Set task ▸
Go through the data below. List every line that holds the word "this".

Data section ▸
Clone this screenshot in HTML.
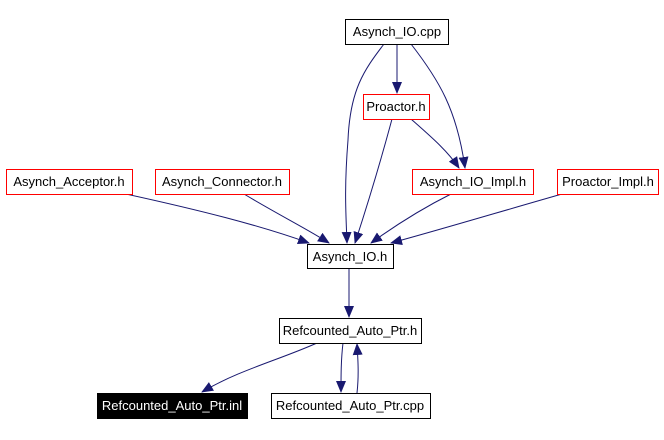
<!DOCTYPE html>
<html><head><meta charset="utf-8"><style>
body{margin:0;background:#fff;width:664px;height:435px;overflow:hidden}
text{font-family:"Liberation Sans",sans-serif;font-size:13px;text-anchor:middle}
</style></head><body>
<svg width="664" height="435" xmlns="http://www.w3.org/2000/svg">
<defs><marker id="a" markerWidth="12" markerHeight="10" refX="11" refY="5" orient="auto" markerUnits="userSpaceOnUse"><path d="M0,0L12,5L0,10z" fill="#191970"/></marker></defs>
<g fill="none" stroke="#191970" stroke-width="1" marker-end="url(#a)">
<path d="M397,44L397,93"/>
<path d="M384,44C364,70 350,90 348,140C344,190 346,215 347,243"/>
<path d="M411,44C439,80 457,110 465,168"/>
<path d="M392,119C381,160 369,200 355,243"/>
<path d="M411,119C429,135 447,150 459,168"/>
<path d="M126,194C199,210 259,225 309,243"/>
<path d="M244,194C279,215 309,230 329,243"/>
<path d="M451,194C419,210 389,230 371,243"/>
<path d="M562,194C499,212 439,230 391,243"/>
<path d="M349,268L349,317"/>
<path d="M317,343C279,360 239,370 202,392"/>
<path d="M343,343C341,360 341,375 341,392"/>
<path d="M357,393C359,375 358,360 357,344"/>
</g>
<g stroke-width="1">
<rect x="345.5" y="19.5" width="103" height="25" fill="#fff" stroke="#000"/>
<rect x="363.5" y="94.5" width="66" height="25" fill="#fff" stroke="#f00"/>
<rect x="6.5" y="169.5" width="126" height="25" fill="#fff" stroke="#f00"/>
<rect x="155.5" y="169.5" width="134" height="25" fill="#fff" stroke="#f00"/>
<rect x="412.5" y="169.5" width="121" height="25" fill="#fff" stroke="#f00"/>
<rect x="557.5" y="169.5" width="101" height="25" fill="#fff" stroke="#f00"/>
<rect x="307.5" y="244.5" width="86" height="24" fill="#fff" stroke="#000"/>
<rect x="279.5" y="318.5" width="142" height="25" fill="#fff" stroke="#000"/>
<rect x="97.5" y="393.5" width="150" height="25" fill="#000" stroke="#000"/>
<rect x="271.5" y="393.5" width="159" height="25" fill="#fff" stroke="#000"/>
</g>
<g fill="#000">
<text x="397" y="36">Asynch_IO.cpp</text>
<text x="396" y="111">Proactor.h</text>
<text x="69" y="186">Asynch_Acceptor.h</text>
<text x="222" y="186">Asynch_Connector.h</text>
<text x="473" y="186">Asynch_IO_Impl.h</text>
<text x="608" y="186">Proactor_Impl.h</text>
<text x="350" y="261">Asynch_IO.h</text>
<text x="350" y="335">Refcounted_Auto_Ptr.h</text>
<text x="172" y="410" fill="#fff">Refcounted_Auto_Ptr.inl</text>
<text x="350" y="410">Refcounted_Auto_Ptr.cpp</text>
</g>
</svg>
</body></html>
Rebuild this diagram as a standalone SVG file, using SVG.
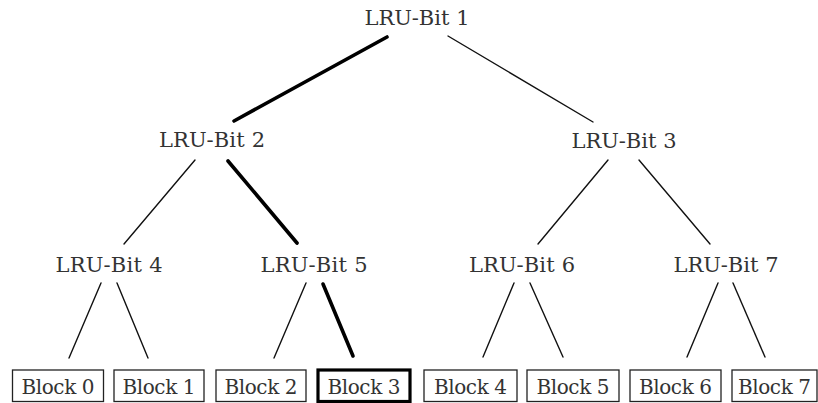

Output of the exercise ▸
Clone this screenshot in HTML.
Rebuild this diagram as a standalone SVG file, using SVG.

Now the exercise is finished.